Pa. court divides on tobacco rulings
It threw out a ban on flavored products and single sales but upheld a ban on "blunts."
The Commonwealth Court majority invalidated a January 2007 ban on flavored tobacco products and on cigarettes sold individually or in pairs, making them likely to be used for drugs.
But the court said it was permissible for the city to prohibit retailers from selling certain tobacco drug paraphernalia, such as hollowed-out cigars known as "blunts."
The difference is that the ban on blunts requires proof that the seller knows or should know they would be used for drugs, the court said. The ordinance's provisions regarding flavored tobacco and single cigarettes do not include that language.
A Philadelphia judge had previously ruled that the ordinance was unenforceable and was preempted by the state's Controlled Substance Act.
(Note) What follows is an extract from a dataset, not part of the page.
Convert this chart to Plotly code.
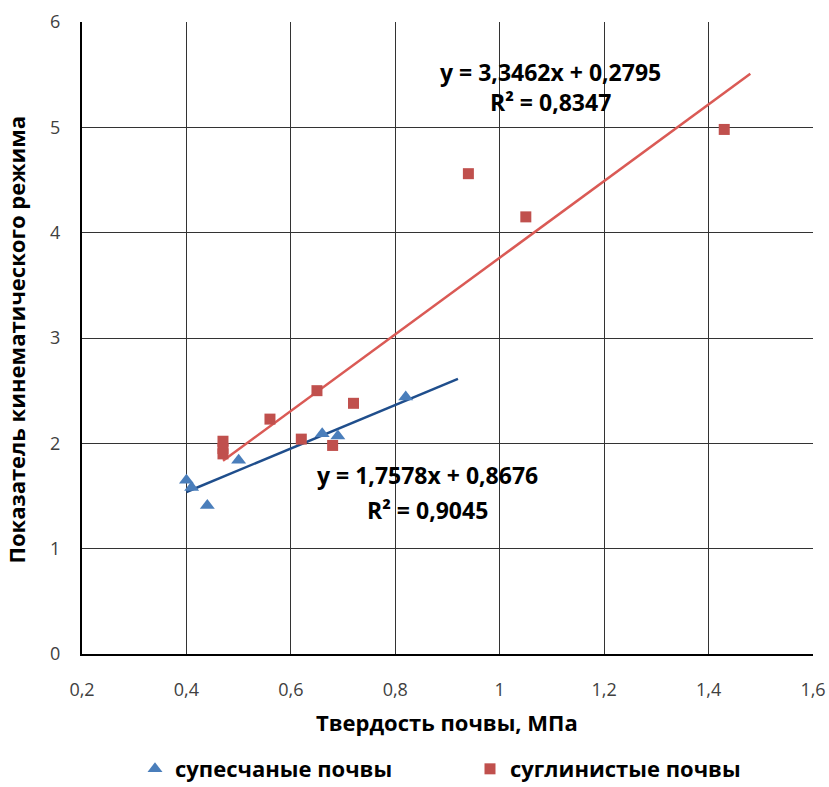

The ordinance incorrectly maintained that a retailer "can be held liable even if it does not know that the sale of a single cigarette or flavored cigar will result in the buyer using the tobacco product to inhale illegal drugs," Commonwealth Court Judge Mary Hannah Leavitt wrote.
"By contrast, the Controlled Substance Act exempts persons from liability who do not know, or cannot reasonably know, that the tobacco item being sold would be used by the buyer to ingest illegal drugs," she wrote.
Commonwealth Court also ruled that the city can ban the sale of certain tobacco products within 500 feet of churches and schools, regardless of how they are intended to be used.
City lawyers said they were studying the opinion and had not decided whether to appeal.
Lawyers for the tobacco businesses that sued the city and its Licenses and Inspections commissioner said they were unfamiliar with details about the decision or did not return phone messages.